The Great Gatsby Curve: plotting intergenerational immobility vs. income inequality
The Great Gatsby Curve: plotting intergenerational immobility vs. income inequality. The odds of future generations living better than their parents are much worse than comparable G20 nations.

One thing is certain, at some point the casino capitalists may simply drain and weaken the American labor economy such that it has no more to give. Consider that income inequality — median wages are 4% less than when this most recent jobless recovery began — has been shown to correlate highly with political divisiveness.

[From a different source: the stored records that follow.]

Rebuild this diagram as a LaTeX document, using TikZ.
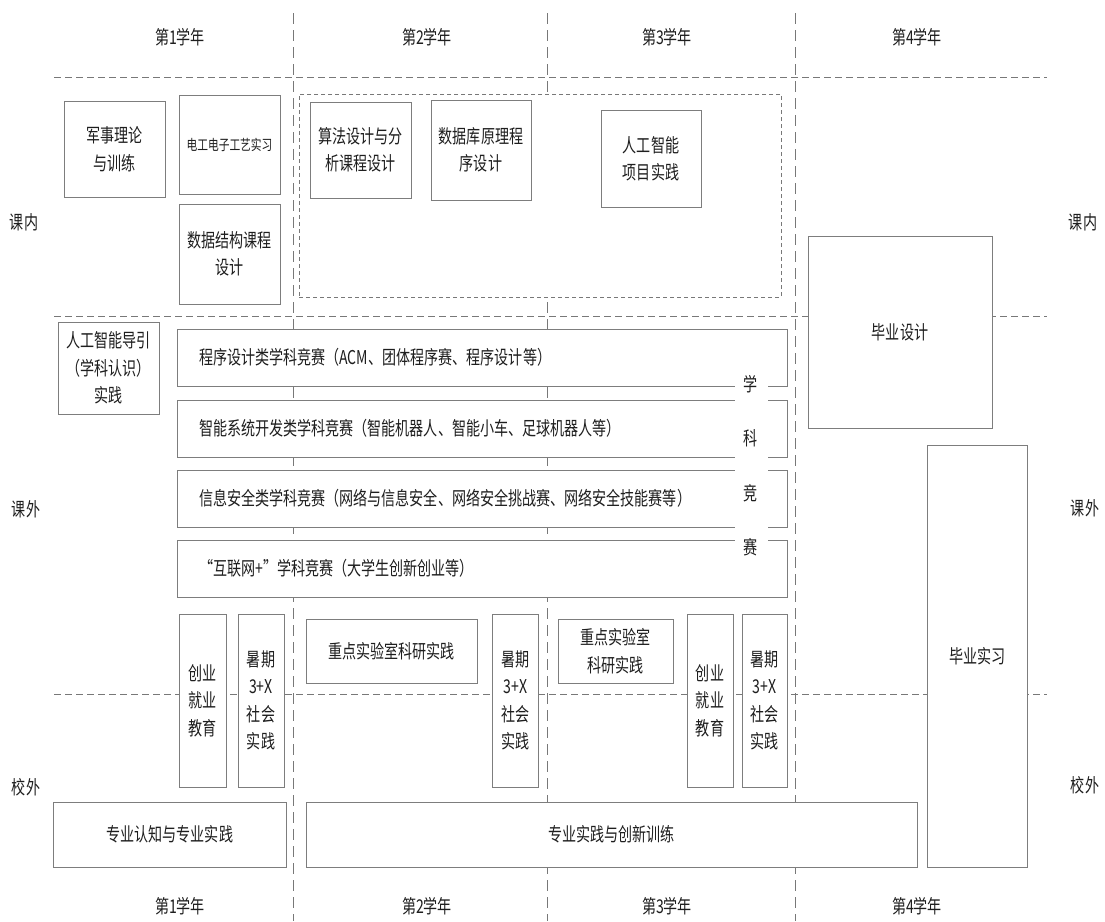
\documentclass[tikz,border=0pt]{standalone}
\usepackage{fontspec}
\setmainfont{Noto Sans CJK SC}[FakeStretch=0.74]
\definecolor{boxgray}{RGB}{125,125,125}
\definecolor{linegray}{RGB}{120,120,120}
\definecolor{txt}{RGB}{30,30,30}
\tikzset{
  box/.style={draw=boxgray, fill=white, line width=0.9pt, inner sep=0pt, align=center,
    text=txt, font=\fontsize{19}{27.5}\selectfont},
  hdash/.style={draw=linegray, line width=0.9pt, dash pattern=on 7pt off 4pt},
  vdash/.style={draw=linegray, line width=0.9pt, dash pattern=on 11pt off 6pt},
  lbl/.style={text=txt, font=\fontsize{19}{27.5}\selectfont, inner sep=0pt},
  compbox/.style={box, align=left, inner xsep=21.5pt, text width=567pt, minimum height=57pt}
}
\begin{document}
\begin{tikzpicture}[x=1pt,y=-1pt]
\useasboundingbox (0,0) rectangle (1105,921);
% grid lines
\coordinate (h1a) at (54,77);  \coordinate (h1b) at (1047,77);
\coordinate (h2a) at (54,316); \coordinate (h2b) at (1047,316);
\coordinate (h3a) at (54,694); \coordinate (h3b) at (1047,694);
\coordinate (v1a) at (293,13); \coordinate (v1b) at (293,921);
\coordinate (v2a) at (547,13); \coordinate (v2b) at (547,921);
\coordinate (v3a) at (795,13); \coordinate (v3b) at (795,921);
\draw[hdash] (h1a) -- (h1b);
\draw[hdash] (h2a) -- (h2b);
\draw[hdash] (h3a) -- (h3b);
\draw[vdash] (v1a) -- (v1b);
\draw[vdash] (v2a) -- (v2b);
\draw[vdash] (v3a) -- (v3b);
% labels
\node[lbl] (y1t) at (180,37) {第1学年};
\node[lbl] (y2t) at (427,37) {第2学年};
\node[lbl] (y3t) at (667,37) {第3学年};
\node[lbl] (y4t) at (917,37) {第4学年};
\node[lbl] (y1b) at (180,906) {第1学年};
\node[lbl] (y2b) at (427,906) {第2学年};
\node[lbl] (y3b) at (667,906) {第3学年};
\node[lbl] (y4b) at (917,906) {第4学年};
\node[lbl] (knl) at (24,222) {课内};
\node[lbl] (knr) at (1083,222) {课内};
\node[lbl] (kwl) at (26,509) {课外};
\node[lbl] (kwr) at (1085,508) {课外};
\node[lbl] (xwl) at (26,787) {校外};
\node[lbl] (xwr) at (1085,785) {校外};
% inner dashed region
\node[draw=linegray, fill=white, line width=0.8pt, dash pattern=on 4pt off 3pt,
  minimum width=482pt, minimum height=203pt, inner sep=0pt] (inner) at (540,195.5) {};
% course boxes
\node[box, minimum width=101pt, minimum height=96pt] (jszl) at (114.5,149) {军事理论\\与训练};
\node[box, minimum width=101pt, minimum height=99pt, font=\fontsize{14.5}{20}\selectfont] (dgdz) at (229.5,144.5) {电工电子工艺实习};
\node[box, minimum width=101pt, minimum height=100pt] (sjjg) at (229.5,254) {数据结构课程\\设计};
\node[box, minimum width=101pt, minimum height=96pt] (sfsj) at (360.5,150) {算法设计与分\\析课程设计};
\node[box, minimum width=100pt, minimum height=100pt] (sjk) at (481,150) {数据库原理程\\序设计};
\node[box, minimum width=100pt, minimum height=97pt] (rgzn) at (651,158.5) {人工智能\\项目实践};
\node[box, minimum width=184pt, minimum height=192pt] (bysj) at (900,332) {毕业设计};
\node[box, minimum width=101pt, minimum height=92pt] (dy) at (108.5,368) {人工智能导引\\（学科认识）\\实践};
% competitions
\node[compbox] (c1) at (482.5,357.5) {程序设计类学科竞赛（ACM、团体程序赛、程序设计等）};
\node[compbox] (c2) at (482.5,428.5) {智能系统开发类学科竞赛（智能机器人、智能小车、足球机器人等）};
\node[compbox] (c3) at (482.5,498.5) {信息安全类学科竞赛（网络与信息安全、网络安全挑战赛、网络安全技能赛等）};
\node[compbox] (c4) at (482.5,568.5) {“互联网+”学科竞赛（大学生创新创业等）};
\node[fill=white, inner sep=0pt, minimum width=33pt, minimum height=180pt, align=center,
  text=txt, font=\fontsize{19}{54.5}\selectfont] (xkjs) at (751,465.5) {学\\科\\竞\\赛};
% internships
\node[box, minimum width=100pt, minimum height=422pt] (byxx) at (977.5,656) {毕业实习};
\node[box, minimum width=47pt, minimum height=173pt] (cy1) at (202.5,700.5) {创业\\就业\\教育};
\node[box, minimum width=46pt, minimum height=173pt] (sq1) at (261,700.5) {暑期\\3+X\\社会\\实践};
\node[box, minimum width=171.5pt, minimum height=64pt] (zd2) at (391.75,651) {重点实验室科研实践};
\node[box, minimum width=46pt, minimum height=173pt] (sq2) at (515.5,700.5) {暑期\\3+X\\社会\\实践};
\node[box, minimum width=115pt, minimum height=64pt] (zd3) at (615.5,651) {重点实验室\\科研实践};
\node[box, minimum width=46pt, minimum height=173pt] (cy3) at (710,700.5) {创业\\就业\\教育};
\node[box, minimum width=45.5pt, minimum height=173pt] (sq3) at (764.75,700.5) {暑期\\3+X\\社会\\实践};
\node[box, minimum width=232.4pt, minimum height=65pt] (zyrz) at (169.8,834.5) {专业认知与专业实践};
\node[box, minimum width=611.5pt, minimum height=65pt] (zysj) at (611.75,834.5) {专业实践与创新训练};
\end{tikzpicture}
\end{document}
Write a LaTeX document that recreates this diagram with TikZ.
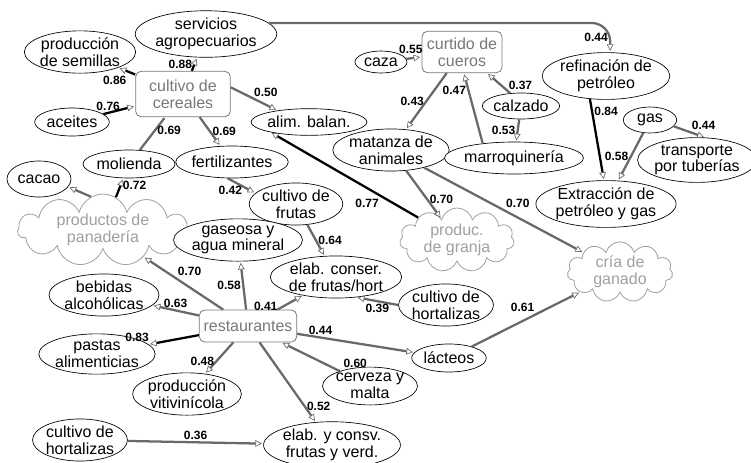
\documentclass[tikz,border=0pt]{standalone}
\usepackage{fontspec}
\setmainfont{Liberation Sans}
\usetikzlibrary{arrows.meta,shapes.geometric,shapes.symbols}

\definecolor{linkgray}{RGB}{105,105,105}
\definecolor{boxgray}{RGB}{120,120,120}
\definecolor{cloudgray}{RGB}{160,160,160}

\begin{document}
\begin{tikzpicture}[->,>={Triangle[open,length=5pt,width=5pt,line width=0.5pt,color=linkgray]},
                    shorten >=1pt,x=0.75pt,y=-0.75pt,line width=1.7pt]
  \tikzstyle{sector}=[ellipse,draw=black,line width=0.5pt,fill=white,align=center,
                      font=\fontsize{12}{12.5}\selectfont,inner xsep=-0.5pt,inner ysep=0.5pt,
                      minimum height=21pt]
  \tikzstyle{hub}=[rectangle,rounded corners=4pt,draw=boxgray,line width=0.6pt,fill=white,
                   text=boxgray,align=center,font=\fontsize{12}{13}\selectfont,inner sep=2pt]
  \tikzstyle{group}=[cloud,cloud puffs=11,cloud ignores aspect,draw=cloudgray,line width=0.6pt,
                     fill=white,text=cloudgray,align=center,font=\fontsize{12}{13}\selectfont,
                     inner sep=0pt]
  \tikzstyle{strong}=[draw=black]
  \tikzstyle{weak}=[draw=linkgray]
  \tikzstyle{wlabel}=[font=\fontsize{9}{10}\selectfont\bfseries,text=black,inner sep=1pt]

  \useasboundingbox (0,0) rectangle (751,462);

  % upper left: cereales
  \node[sector] (serv)  at (206,34)  {servicios\\agropecuarios};
  \node[sector] (semil) at (80,52)   {producción\\de semillas};
  \node[hub,minimum width=71pt,minimum height=34pt] (cereal) at (183,94) {cultivo de\\cereales};
  \node[sector,minimum width=56pt] (aceit) at (72,122)  {aceites};
  \node[sector,minimum width=81pt,minimum height=20pt] (alim) at (309,122) {alim. balan.};
  \node[sector,minimum width=69pt] (moli)  at (129,164) {molienda};
  \node[sector,minimum width=81pt,minimum height=24pt] (fert) at (232,162) {fertilizantes};
  \node[sector,minimum width=48pt,minimum height=27pt] (cacao) at (39,179) {cacao};
  \node[group,minimum width=128pt,minimum height=38pt] (panad) at (103,230) {productos de\\panadería};
  \node[sector] (frut)   at (296,204) {cultivo de\\frutas};
  \node[sector] (gaseo)  at (238,240) {gaseosa y\\agua mineral};
  \node[sector] (conser) at (336,277) {elab. conser.\\de frutas/hort};

  % lower left: restaurantes
  \node[sector] (bebid)  at (104,295) {bebidas\\alcohólicas};
  \node[hub,minimum width=73pt,minimum height=24pt] (resta) at (248,326) {restaurantes};
  \node[sector] (hortR)  at (446,305) {cultivo de\\hortalizas};
  \node[sector] (pasta)  at (97,354)  {pastas\\alimenticias};
  \node[sector] (vitiv)  at (187,394) {producción\\vitivinícola};
  \node[sector] (hortL)  at (80,440)  {cultivo de\\hortalizas};
  \node[sector] (consv)  at (332,445) {elab. y consv.\\frutas y verd.};
  \node[sector] (cerve)  at (370,386) {cerveza y\\malta};
  \node[sector,minimum width=56pt] (lacte) at (449,358) {lácteos};

  % right: cueros, ganado, petroleo
  \node[group,minimum width=79pt,minimum height=38pt] (cria)   at (620,272) {cría de\\ganado};
  \node[group,minimum width=86pt,minimum height=34pt] (granja) at (457,240) {produc.\\de granja};
  \node[sector] (matan)  at (391,150) {matanza de\\animales};
  \node[sector,minimum width=104pt,minimum height=24pt] (marro) at (514,158) {marroquinería};
  \node[sector,minimum width=58pt,minimum height=19.5pt] (calza) at (521,106) {calzado};
  \node[hub,minimum width=60pt,minimum height=31pt] (curti) at (462,52) {curtido de\\cueros};
  \node[sector,minimum width=39pt,minimum height=16.5pt] (caza) at (381,62) {caza};
  \node[sector] (refin)  at (606,76)  {refinación de\\petróleo};
  \node[sector,minimum width=40pt,minimum height=19.5pt] (gas) at (650,120) {gas};
  \node[sector] (trans)  at (697,160) {transporte\\por tuberías};
  \node[sector] (extra)  at (606,204) {Extracción de\\petróleo y gas};

  \path (cereal)      edge[strong] node[wlabel,left] {0.88} (serv)
        (cereal)      edge[strong] node[wlabel,pos=0.3,below left=1pt] {0.86} (semil)
        (aceit)       edge[strong] node[wlabel,pos=0.15,above] {0.76} (cereal)
        (cereal.8)    edge[weak] node[wlabel,pos=0.75,above=4pt] {0.50} (alim.160)
        (moli)        edge[weak,-] node[wlabel,pos=0.6,right] {0.69} (cereal)
        (cereal)      edge[weak] node[wlabel,right] {0.69} (fert)
        (panad)       edge[strong] node[wlabel,pos=0.6,right] {0.72} (moli)
        (panad.110)   edge[weak] (cacao.-15)
        (fert.-105)   edge[weak] node[wlabel,pos=0.1,below=3pt] {0.42} (frut.165)
        (frut)        edge[weak] node[wlabel,right] {0.64} (conser)
        (matan)       edge[weak] node[wlabel,pos=0.6,right] {0.70} (granja)
        (granja.150)  edge[strong] node[wlabel,pos=0.25,below left] {0.77} (alim.-165)
        (matan)       edge[weak] node[wlabel,above right] {0.70} (cria)
        (lacte)       edge[weak] node[wlabel,pos=0.6,above left] {0.61} (cria)
        (curti)       edge[weak] node[wlabel,left] {0.43} (matan)
        (marro.155)   edge[weak] node[wlabel,pos=0.75,left] {0.47} (curti.-85)
        (calza.130)   edge[weak] node[wlabel,pos=0.4,right=4pt] {0.37} (curti.-40)
        (calza)       edge[weak] node[wlabel,left] {0.53} (marro)
        (caza)        edge[weak] node[wlabel,pos=0.3,above=2pt] {0.55} (curti)
        (refin.235)   edge[strong] node[wlabel,pos=0.15,right] {0.84} (extra.95)
        (gas)         edge[weak] node[wlabel,left] {0.58} (extra)
        (gas.-15)     edge[weak] node[wlabel,above right=0pt] {0.44} (trans.70)
        (resta)       edge[weak] node[wlabel,pos=0.6,above right] {0.70} (panad)
        (resta)       edge[weak] node[wlabel,left] {0.58} (gaseo)
        (resta)       edge[weak] node[wlabel,pos=0.2,left=2pt] {0.41} (conser)
        (resta)       edge[weak] node[wlabel,above] {0.63} (bebid)
        (hortR.west)  edge[weak] node[wlabel,below] {0.39} (conser.-45)
        (resta)       edge[weak] node[wlabel,pos=0.2,above] {0.44} (lacte)
        (resta)       edge[strong] node[wlabel,pos=0.95,above left] {0.83} (pasta)
        (resta)       edge[weak] node[wlabel,pos=0.6,left] {0.48} (vitiv)
        (cerve)       edge[weak] node[wlabel,pos=0,above right=1pt] {0.60} (resta)
        (resta)       edge[weak] node[wlabel,pos=0.8,right] {0.52} (consv)
        (hortL)       edge[weak] node[wlabel,above] {0.36} (consv);

  \draw[weak,rounded corners=14pt] (serv.10) -| node[wlabel,pos=0.75,left] {0.44} (refin.80);
\end{tikzpicture}
\end{document}
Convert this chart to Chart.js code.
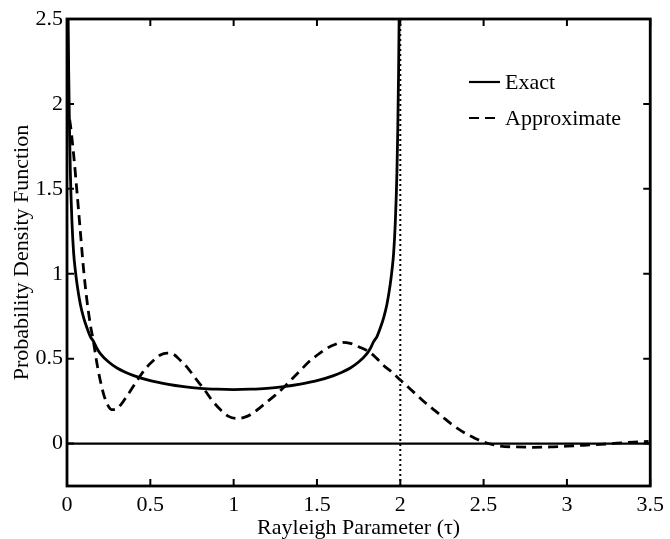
<!DOCTYPE html>
<html>
<head>
<meta charset="utf-8">
<script src="https://cdn.jsdelivr.net/npm/chart.js@4.4.1/dist/chart.umd.min.js"></script>
<style>
  html, body { margin: 0; padding: 0; background: #fff; }
  #wrap { width: 670px; height: 539px; }
</style>
</head>
<body>
<div id="wrap"><canvas id="pdf-chart"></canvas></div>
<script>
// valori
const exactTau = [0.004, 0.007, 0.01, 0.015, 0.02, 0.03, 0.04, 0.05, 0.06, 0.08, 0.1, 0.12, 0.14, 0.16, 0.18, 0.2, 0.25,
                  0.3, 0.35, 0.4, 0.5, 0.6, 0.7, 0.8, 0.9, 1.0, 1.1, 1.2, 1.3, 1.4, 1.5, 1.6, 1.65, 1.7, 1.75, 1.8, 1.82,
                  1.84, 1.86, 1.88, 1.9, 1.92, 1.94, 1.95, 1.96, 1.97, 1.98, 1.985, 1.99, 1.993, 1.996];
const exactPdf = [2.8, 2.5, 2.2, 1.85, 1.6, 1.3, 1.12, 1.02, 0.94, 0.82, 0.74, 0.68, 0.63, 0.6, 0.56, 0.53, 0.48,
                  0.445, 0.42, 0.4, 0.37, 0.35, 0.335, 0.325, 0.32, 0.318, 0.32, 0.325, 0.335, 0.35, 0.37, 0.4, 0.42,
                  0.445, 0.48, 0.53, 0.56, 0.6, 0.63, 0.68, 0.74, 0.82, 0.94, 1.02, 1.12, 1.3, 1.6, 1.85, 2.2, 2.5, 2.8];

const approxTau = [0, 0.02, 0.04, 0.06, 0.08, 0.1, 0.12, 0.14, 0.157, 0.18, 0.2, 0.22, 0.24, 0.267, 0.29, 0.32, 0.36,
                   0.4, 0.43, 0.47, 0.52, 0.56, 0.6, 0.64, 0.68, 0.72, 0.77, 0.826, 0.87, 0.92, 0.97, 1.025, 1.08, 1.13,
                   1.2, 1.25, 1.295, 1.35, 1.4, 1.45, 1.5, 1.55, 1.6, 1.654, 1.7, 1.75, 1.817, 1.86, 1.9, 1.95, 2.0,
                   2.05, 2.1, 2.15, 2.2, 2.25, 2.3, 2.35, 2.4, 2.45, 2.5, 2.55, 2.6, 2.7, 2.8, 2.9, 3.0, 3.1, 3.2, 3.3,
                   3.4, 3.49];
const approxPdf = [2.0, 1.88, 1.7, 1.48, 1.25, 1.02, 0.84, 0.7, 0.61, 0.47, 0.37, 0.29, 0.235, 0.2, 0.2, 0.225, 0.28,
                   0.34, 0.385, 0.44, 0.49, 0.522, 0.533, 0.525, 0.49, 0.45, 0.385, 0.315, 0.255, 0.2, 0.16, 0.148, 0.16,
                   0.19, 0.245, 0.285, 0.325, 0.38, 0.43, 0.48, 0.52, 0.555, 0.58, 0.596, 0.59, 0.57, 0.537, 0.5, 0.46,
                   0.42, 0.374, 0.33, 0.285, 0.24, 0.2, 0.16, 0.12, 0.085, 0.055, 0.03, 0.01, -0.005, -0.015, -0.02,
                   -0.022, -0.02, -0.015, -0.01, -0.005, 0.002, 0.008, 0.012];

const cutoffTau = 2;
const zeroLevel = 0;
const xTicks = [0, 0.5, 1, 1.5, 2, 2.5, 3, 3.5];
const yTicks = [0, 0.5, 1, 1.5, 2, 2.5];
const xRange = [0, 3.5];
const yRange = [-0.25, 2.5];

const FONT = "'Liberation Serif', 'Times New Roman', serif";

// cornice, tacche interne e linea dello zero (stile MATLAB)
const framePlugin = {
    id: 'frame',
    beforeDatasetsDraw(chart) {
        const { ctx, chartArea: a, scales: { y } } = chart;
        const y0 = y.getPixelForValue(zeroLevel);
        ctx.save();
        ctx.strokeStyle = '#000';
        ctx.lineWidth = 2.2;
        ctx.beginPath();
        ctx.moveTo(a.left, y0);
        ctx.lineTo(a.right, y0);
        ctx.stroke();
        ctx.restore();
    },
    afterDatasetsDraw(chart) {
        const { ctx, chartArea: a, scales: { x, y } } = chart;
        const len = 7;
        ctx.save();
        ctx.strokeStyle = '#000';
        ctx.lineWidth = 2;
        ctx.beginPath();
        xTicks.forEach(v => {
            const px = x.getPixelForValue(v);
            ctx.moveTo(px, a.bottom); ctx.lineTo(px, a.bottom - len);
            ctx.moveTo(px, a.top); ctx.lineTo(px, a.top + len);
        });
        yTicks.forEach(v => {
            const py = y.getPixelForValue(v);
            ctx.moveTo(a.left, py); ctx.lineTo(a.left + len, py);
            ctx.moveTo(a.right, py); ctx.lineTo(a.right - len, py);
        });
        ctx.stroke();
        ctx.lineWidth = 2.8;
        ctx.strokeRect(a.left, a.top, a.right - a.left, a.bottom - a.top);
        ctx.restore();
    },
    afterDraw(chart) {
        // legenda interna in alto a destra
        const { ctx, chartArea: a } = chart;
        const items = chart.data.datasets.filter(d => d.label);
        ctx.save();
        ctx.font = '22px ' + FONT;
        ctx.fillStyle = '#000';
        ctx.textBaseline = 'middle';
        items.forEach((d, i) => {
            const yy = a.top + 63 + i * 36;
            const x0 = a.left + 402;
            ctx.strokeStyle = '#000';
            ctx.lineWidth = 2.2;
            ctx.setLineDash(d.borderDash || []);
            ctx.beginPath();
            ctx.moveTo(x0, yy);
            ctx.lineTo(x0 + 31, yy);
            ctx.stroke();
            ctx.setLineDash([]);
            ctx.fillText(d.label, x0 + 36, yy + 1);
        });
        ctx.restore();
    }
};

new Chart(document.getElementById('pdf-chart'), {
    type: 'line',
    data: {
        datasets: [
            {
                label: 'Exact',
                data: exactTau.map((t, i) => ({ x: t, y: exactPdf[i] })),
                borderColor: '#000',
                borderWidth: 2.8,
                pointRadius: 0,
                cubicInterpolationMode: 'monotone',
                clip: 0,
            },
            {
                label: 'Approximate',
                data: approxTau.map((t, i) => ({ x: t, y: approxPdf[i] })),
                borderColor: '#000',
                borderWidth: 2.8,
                borderDash: [10, 6],
                pointRadius: 0,
                cubicInterpolationMode: 'monotone',
                clip: 0,
            },
            {
                label: '',
                data: [{ x: cutoffTau, y: yRange[0] }, { x: cutoffTau, y: yRange[1] }],
                borderColor: '#000',
                borderWidth: 2,
                borderDash: [2, 3],
                pointRadius: 0,
            },
        ],
    },
    options: {
        responsive: true,
        maintainAspectRatio: false,
        animation: false,
        layout: { padding: { top: 19, right: 18, left: 0, bottom: 0 } },
        plugins: { legend: { display: false }, tooltip: { enabled: false } },
        scales: {
            x: {
                type: 'linear',
                min: xRange[0],
                max: xRange[1],
                afterBuildTicks: s => { s.ticks = xTicks.map(v => ({ value: v })); },
                afterFit: s => { s.height = 53; },
                border: { display: false },
                grid: { display: false, drawTicks: false },
                ticks: { color: '#000', padding: 6, font: { family: FONT, size: 22 }, maxRotation: 0, callback: v => String(v) },
                title: {
                    display: true,
                    text: 'Rayleigh Parameter (τ)',
                    color: '#000',
                    font: { family: FONT, size: 22, lineHeight: 1 },
                    padding: 0,
                },
            },
            y: {
                type: 'linear',
                min: yRange[0],
                max: yRange[1],
                afterBuildTicks: s => { s.ticks = yTicks.map(v => ({ value: v })); },
                afterFit: s => { s.width = 67; },
                border: { display: false },
                grid: { display: false, drawTicks: false },
                ticks: { color: '#000', padding: 4, font: { family: FONT, size: 22 }, callback: v => String(v) },
                title: {
                    display: true,
                    text: 'Probability Density Function',
                    color: '#000',
                    font: { family: FONT, size: 22, lineHeight: 1 },
                    padding: { top: 11, bottom: 0 },
                },
            },
        },
    },
    plugins: [framePlugin],
});
</script>
</body>
</html>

Lastly, might it be that renewable energy projects will also experience more uptake if incomes continue their stagnation — i.e. is there a relation between between the Great Gatsby Curve and the so-called Jevons Paradox/rebound effect? It is often argued, yet never shown, that energy conservation efforts are ineffective as the spare, cheaper energy, is simply used somewhere else. Some call this the Prius effect. Yet, researchers have not found any evidence of people driving more often or farther simply because they can. Yet, if the US continues to degrade into a labor pool fetching little more than $10.00 an hour on average, to an economy where even nominal inflation rates ensure that real incomes decline on a decennial basis; it may well be that the majority of citizens have no choice but to convert to solar, and/or use electricity sparingly. Given such low incomes and challenges in paying for healthcare and education, innovation could suffer mightily. This could portend a diminished future for all. Looking to China for an economic future is not the answer, which is already seeing life expectancies drop by ~5.5 years due to its rampant smog and water pollution. Is this what we want for the US economy? Or would we better serve future generations with expansionary policies focused on reducing unemployment with low-carbon infrastructure and banking that puts main street’s interest first?